| Nigeria | Mar 29, 2017
Africa will be the continent of the 21st Century given its bright economic future and cultural and environmental diversity. According to the World Tourism Organization (WTO), tourism contributes to 9% […]
Africa will be the continent of the 21st Century given its bright economic future and cultural and environmental diversity. According to the World Tourism Organization (WTO), tourism contributes to 9% of the global GDP and accounts for one out of every 11 jobs worldwide. TBY had the opportunity to meet Sally Uwechue-Mbanefo, the now former Director General of the Nigerian Tourism Development Corporation (NTDC), who mentioned, “In Nigeria, the sector’s contribution is just below 5%. However, the Buhari government is determined, with its multifaceted push for corporate governance and the fight against corruption, to create an enhanced and enabling environment for businesses to thrive. In this light, we expect to attract long-term investments and push the levels of tourism to contribute more to the economy.“ One way of further developing the sector is through MICE tourism, which encomposses meetings, incentives, conferences, and exhibitions. In fact, according to the WTO Tourism Highlights 2016, 14% of total tourism worldwide is for business or professional purposes. In 2015, though international tourist arrivals in Africa fell, arrivals in emerging destinations between 2010 and 2030 are expected to increase at twice the rate of arrivals in advanced economies. This is why jumpstarting MICE tourism could serve as a catalyst for other types of tourism. Africa, and Nigeria in particular, has thus placed special emphasis on improving infrastructure and human resources in order to compete with destinations in Asia Pacific and other regions. According to the Travel & Tourism Competitiveness Report 2015 by the World Economic Forum (WEF), Nigeria is ranked the 131st most competitive economy out of 141 countries for tourism and travel.
Though Nigeria ticks all the boxes with respect to economic progress, tourism remains an outstanding issue. Nevertheless, MICE tourism promotion looks set to be the way forward. In fact, the country is investing in the construction of various convention centers built for this very purpose. In a short time span, the country has managed to stand out with brilliant architecture initially laid by Calabar in Cross River State.
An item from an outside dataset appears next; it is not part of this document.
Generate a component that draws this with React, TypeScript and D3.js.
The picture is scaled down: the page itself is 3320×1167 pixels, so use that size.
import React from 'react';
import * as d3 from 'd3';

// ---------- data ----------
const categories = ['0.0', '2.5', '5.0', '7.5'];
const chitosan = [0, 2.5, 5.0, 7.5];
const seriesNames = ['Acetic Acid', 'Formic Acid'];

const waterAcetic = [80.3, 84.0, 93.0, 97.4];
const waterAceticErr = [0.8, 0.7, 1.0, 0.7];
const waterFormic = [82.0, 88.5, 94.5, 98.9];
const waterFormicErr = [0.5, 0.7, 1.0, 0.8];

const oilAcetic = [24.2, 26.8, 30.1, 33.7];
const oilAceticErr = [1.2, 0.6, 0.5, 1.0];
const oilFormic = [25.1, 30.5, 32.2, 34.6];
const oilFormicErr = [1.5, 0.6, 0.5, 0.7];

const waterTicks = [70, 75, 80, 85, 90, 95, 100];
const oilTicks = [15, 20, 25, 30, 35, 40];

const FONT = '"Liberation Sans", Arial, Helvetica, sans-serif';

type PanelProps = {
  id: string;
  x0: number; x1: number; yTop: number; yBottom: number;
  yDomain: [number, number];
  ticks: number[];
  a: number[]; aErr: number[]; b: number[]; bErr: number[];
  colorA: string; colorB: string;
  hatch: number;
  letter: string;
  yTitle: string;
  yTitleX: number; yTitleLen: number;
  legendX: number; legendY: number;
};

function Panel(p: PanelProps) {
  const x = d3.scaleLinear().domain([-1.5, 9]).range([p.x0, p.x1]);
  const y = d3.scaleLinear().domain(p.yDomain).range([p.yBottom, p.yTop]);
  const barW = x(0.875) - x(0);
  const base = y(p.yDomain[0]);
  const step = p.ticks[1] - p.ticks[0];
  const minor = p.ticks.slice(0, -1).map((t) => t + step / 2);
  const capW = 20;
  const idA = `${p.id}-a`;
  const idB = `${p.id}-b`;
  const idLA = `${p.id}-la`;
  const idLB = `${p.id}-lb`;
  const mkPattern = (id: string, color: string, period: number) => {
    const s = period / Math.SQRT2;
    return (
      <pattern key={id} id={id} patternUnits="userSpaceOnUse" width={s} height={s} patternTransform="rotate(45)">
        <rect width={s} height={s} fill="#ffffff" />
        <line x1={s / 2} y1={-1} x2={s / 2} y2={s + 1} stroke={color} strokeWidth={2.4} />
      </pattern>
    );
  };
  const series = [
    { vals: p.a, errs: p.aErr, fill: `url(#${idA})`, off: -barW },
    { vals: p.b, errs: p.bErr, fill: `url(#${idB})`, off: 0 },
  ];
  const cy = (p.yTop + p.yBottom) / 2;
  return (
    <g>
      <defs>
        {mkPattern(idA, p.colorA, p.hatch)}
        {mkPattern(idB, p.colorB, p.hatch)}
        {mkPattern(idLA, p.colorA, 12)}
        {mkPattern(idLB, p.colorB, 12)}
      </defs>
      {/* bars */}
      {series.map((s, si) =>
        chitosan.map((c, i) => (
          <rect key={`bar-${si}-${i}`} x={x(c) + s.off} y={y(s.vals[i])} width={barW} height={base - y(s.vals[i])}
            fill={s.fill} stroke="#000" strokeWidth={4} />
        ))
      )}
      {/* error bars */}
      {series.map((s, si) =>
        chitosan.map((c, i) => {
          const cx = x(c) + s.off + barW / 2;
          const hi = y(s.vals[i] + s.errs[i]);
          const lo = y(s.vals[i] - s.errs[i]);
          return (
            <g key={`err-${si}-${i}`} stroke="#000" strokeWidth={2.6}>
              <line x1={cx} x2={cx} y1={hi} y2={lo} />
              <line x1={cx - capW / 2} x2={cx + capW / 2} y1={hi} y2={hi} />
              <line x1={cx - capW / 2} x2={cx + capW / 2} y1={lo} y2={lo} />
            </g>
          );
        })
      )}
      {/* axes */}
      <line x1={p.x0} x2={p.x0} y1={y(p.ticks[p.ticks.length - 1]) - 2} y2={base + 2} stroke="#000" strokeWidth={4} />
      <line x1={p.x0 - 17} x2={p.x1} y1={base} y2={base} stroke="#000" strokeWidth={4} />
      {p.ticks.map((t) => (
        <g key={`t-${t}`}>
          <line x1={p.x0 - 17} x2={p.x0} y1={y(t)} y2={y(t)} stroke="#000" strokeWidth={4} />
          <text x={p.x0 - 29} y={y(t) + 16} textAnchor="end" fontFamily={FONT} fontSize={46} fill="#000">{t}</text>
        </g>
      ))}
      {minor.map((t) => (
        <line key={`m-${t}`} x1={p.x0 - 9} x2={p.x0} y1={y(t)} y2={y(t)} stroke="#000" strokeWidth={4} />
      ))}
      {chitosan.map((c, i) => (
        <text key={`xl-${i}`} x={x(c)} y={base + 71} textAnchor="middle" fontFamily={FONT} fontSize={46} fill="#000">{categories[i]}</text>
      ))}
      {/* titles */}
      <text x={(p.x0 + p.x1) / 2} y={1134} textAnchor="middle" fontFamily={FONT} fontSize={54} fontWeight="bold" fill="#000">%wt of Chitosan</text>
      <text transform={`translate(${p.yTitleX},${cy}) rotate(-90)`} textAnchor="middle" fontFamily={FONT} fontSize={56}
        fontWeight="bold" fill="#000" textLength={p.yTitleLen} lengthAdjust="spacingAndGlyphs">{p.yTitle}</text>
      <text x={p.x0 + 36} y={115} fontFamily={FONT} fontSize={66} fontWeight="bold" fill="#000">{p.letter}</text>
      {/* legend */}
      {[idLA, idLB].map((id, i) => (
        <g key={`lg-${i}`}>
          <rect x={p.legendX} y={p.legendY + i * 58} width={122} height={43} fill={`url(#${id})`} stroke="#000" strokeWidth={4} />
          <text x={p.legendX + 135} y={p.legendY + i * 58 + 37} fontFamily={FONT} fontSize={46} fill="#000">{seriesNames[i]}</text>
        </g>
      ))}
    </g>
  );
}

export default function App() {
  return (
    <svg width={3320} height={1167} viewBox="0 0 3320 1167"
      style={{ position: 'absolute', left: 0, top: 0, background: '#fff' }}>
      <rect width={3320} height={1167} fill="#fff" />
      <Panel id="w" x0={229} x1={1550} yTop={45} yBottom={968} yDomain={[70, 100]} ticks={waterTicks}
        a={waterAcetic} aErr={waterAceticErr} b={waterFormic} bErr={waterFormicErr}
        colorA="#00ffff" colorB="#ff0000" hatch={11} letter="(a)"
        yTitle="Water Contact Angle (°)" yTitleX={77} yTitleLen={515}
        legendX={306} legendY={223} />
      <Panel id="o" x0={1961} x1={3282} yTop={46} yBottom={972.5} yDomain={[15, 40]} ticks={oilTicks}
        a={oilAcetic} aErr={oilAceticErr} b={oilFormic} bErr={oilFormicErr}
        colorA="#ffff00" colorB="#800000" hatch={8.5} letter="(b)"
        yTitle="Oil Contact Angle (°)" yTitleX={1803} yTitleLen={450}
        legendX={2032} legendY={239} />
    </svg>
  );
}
The Calabar International Convention Centre is a state-of-the-art multipurpose facility that connects, via the first monorail in Sub-Saharan Africa, with the Tinapa Business and Leisure Resort.
Another project that will undoubtedly build on tourism in Lagos is the redevelopment of the iconic National Arts Theatre. Aminu Diko, Director General of the Infrastructure Concession Regulatory Commission (ICRC), told TBY this project is expected to have a large social impact. Around this facility, in the center of the city, lies 134ha of fallow land currently unutilized. “The government at one point thought about selling it or privatizing it but we advised that it was better to keep it as a national icon and proposed redevelopment through PPP,“ Diko said, also adding, “There is already a preferred bidder for this project and the consortium includes some of the most well-known hotel brands in the world who will construct a hotel, office block, and recreational facility, with the National Theatre at the heart playing its traditional role. We want this to happen within the next two years.“
In Abuja, meanwhile, the World Trade Center project, a large-scale mixed-used development project, will provide greater options of facilities for MICE tourism.
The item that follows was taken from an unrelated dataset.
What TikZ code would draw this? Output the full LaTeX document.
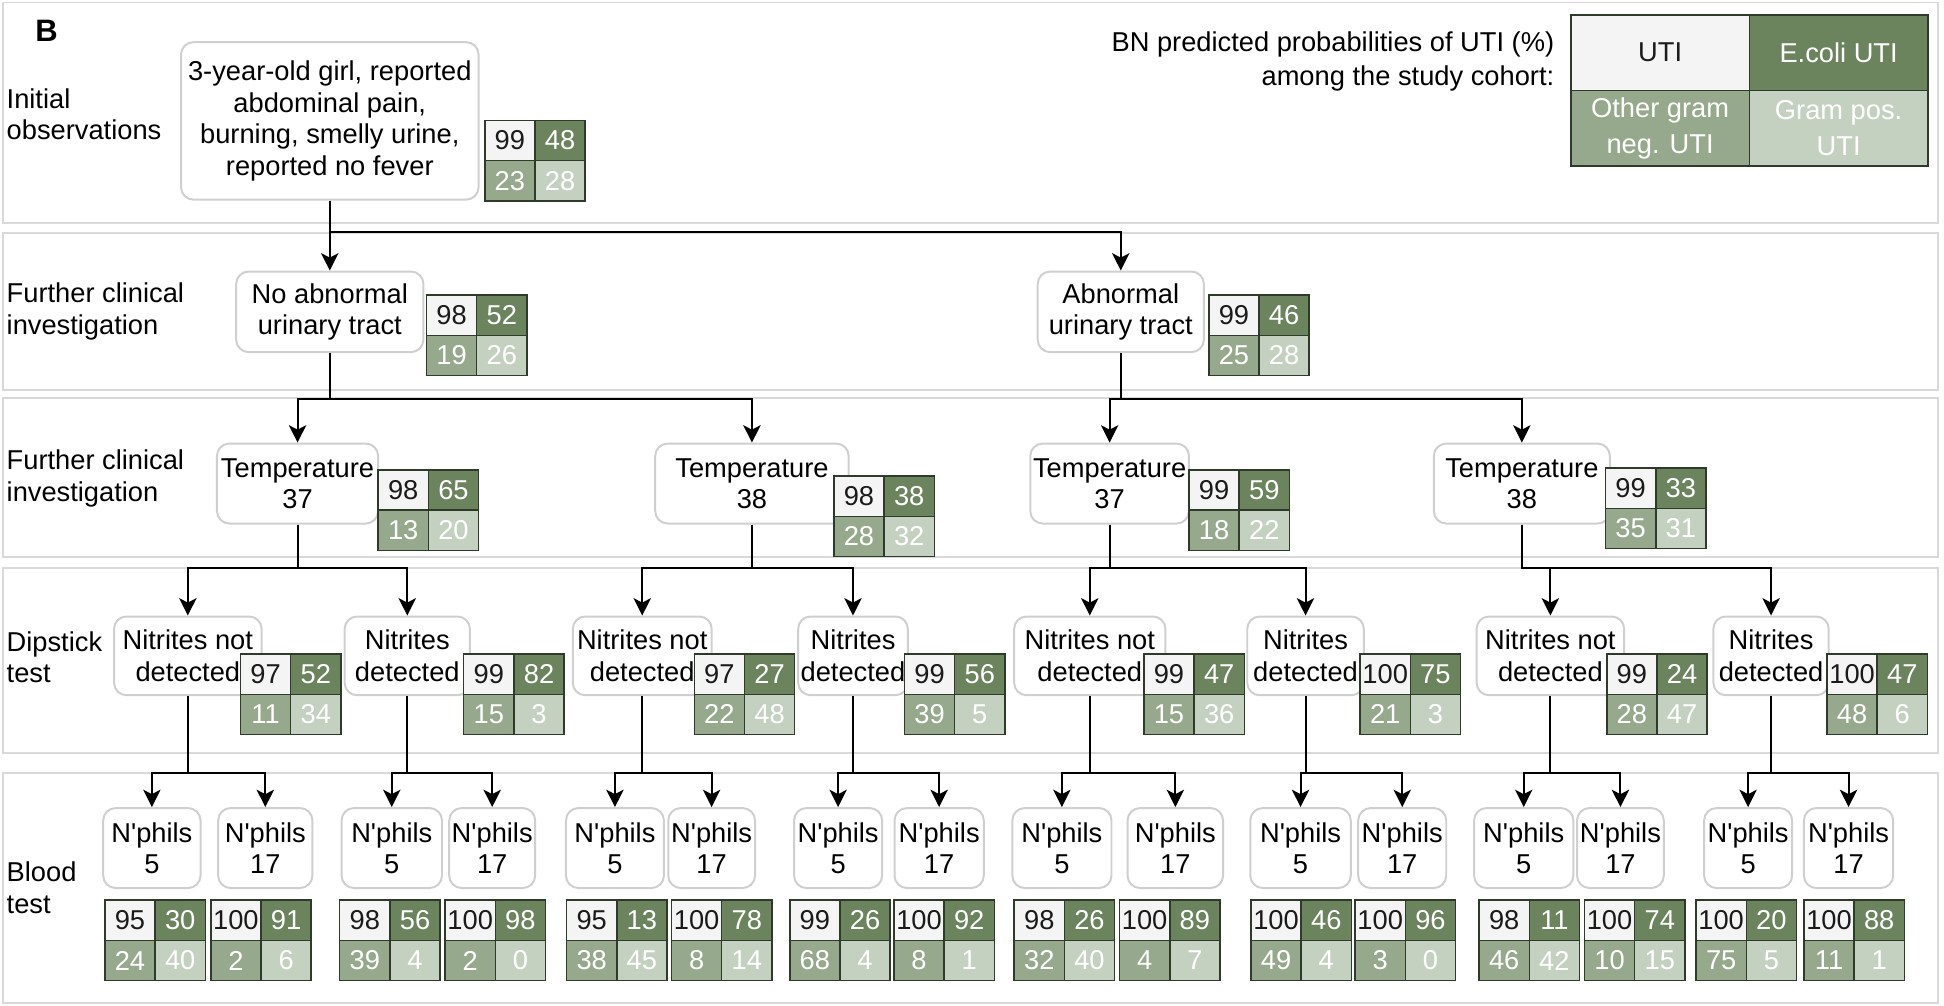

As the economy of Nigeria diversifies and grows, professional and trade associations will also evolve, resulting in increasing demand for facilities, conferences, and services. These associations, be they national, local, regional, or pan-African, fuel the demand for venues, professional organizers of conferences and meetings, and suppliers. It is in fact due to this growing demand that initiatives like that of Andrew Airelobhegbe became a reality. He anticipated the need for venues and in collaboration with Airelobhegbe Impact, Praise Osagie, and Godstime Asine founded Ogavenue in 2015, an event booking platform that already has over 6,000 venues listed across Nigeria.
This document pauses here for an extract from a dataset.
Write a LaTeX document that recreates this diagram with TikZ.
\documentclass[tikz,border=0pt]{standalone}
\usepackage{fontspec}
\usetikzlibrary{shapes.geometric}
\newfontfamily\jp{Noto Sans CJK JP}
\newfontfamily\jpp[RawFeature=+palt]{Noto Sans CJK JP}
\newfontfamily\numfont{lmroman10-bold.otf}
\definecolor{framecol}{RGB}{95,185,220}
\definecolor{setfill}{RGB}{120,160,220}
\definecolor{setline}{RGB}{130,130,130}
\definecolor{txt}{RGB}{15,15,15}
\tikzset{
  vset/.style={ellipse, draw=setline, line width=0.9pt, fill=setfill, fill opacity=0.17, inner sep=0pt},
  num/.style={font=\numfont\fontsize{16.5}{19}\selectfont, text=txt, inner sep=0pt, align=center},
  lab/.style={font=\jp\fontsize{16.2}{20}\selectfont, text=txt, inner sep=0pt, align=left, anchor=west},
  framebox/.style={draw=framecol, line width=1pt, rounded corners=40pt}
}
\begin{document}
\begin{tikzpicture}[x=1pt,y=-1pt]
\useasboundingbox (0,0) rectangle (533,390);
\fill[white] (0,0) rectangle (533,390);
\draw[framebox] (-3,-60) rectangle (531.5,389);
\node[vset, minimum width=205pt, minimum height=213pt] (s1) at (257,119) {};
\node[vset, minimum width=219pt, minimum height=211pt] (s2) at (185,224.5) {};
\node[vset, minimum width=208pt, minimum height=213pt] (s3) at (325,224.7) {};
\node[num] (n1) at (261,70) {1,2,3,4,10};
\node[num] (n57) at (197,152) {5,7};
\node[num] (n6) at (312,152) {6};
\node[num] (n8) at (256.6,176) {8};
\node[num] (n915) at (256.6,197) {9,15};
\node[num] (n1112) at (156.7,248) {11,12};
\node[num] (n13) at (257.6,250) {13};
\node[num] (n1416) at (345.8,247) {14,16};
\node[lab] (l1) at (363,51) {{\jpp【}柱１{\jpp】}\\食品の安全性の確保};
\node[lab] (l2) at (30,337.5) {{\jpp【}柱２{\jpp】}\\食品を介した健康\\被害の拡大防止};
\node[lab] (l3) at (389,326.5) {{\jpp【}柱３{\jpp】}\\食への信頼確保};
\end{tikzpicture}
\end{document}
An additional factor that adds to the Nigerian appeal of business and MICE tourism is the growth of the professional middle class. Nigeria’s competitiveness in the MICE travel market, though, will be dependent upon the quality and extent of the infrastructure.
Africa is becoming a viable new destination. Businesses can now not only hold conferences in an environment that is sophisticated but also have the opportunity to experience cultural diversity, wildlife, scenic beauty as well as wonders of the world. The continent has become accessible and the desire to experience its offerings can now be fulfilled.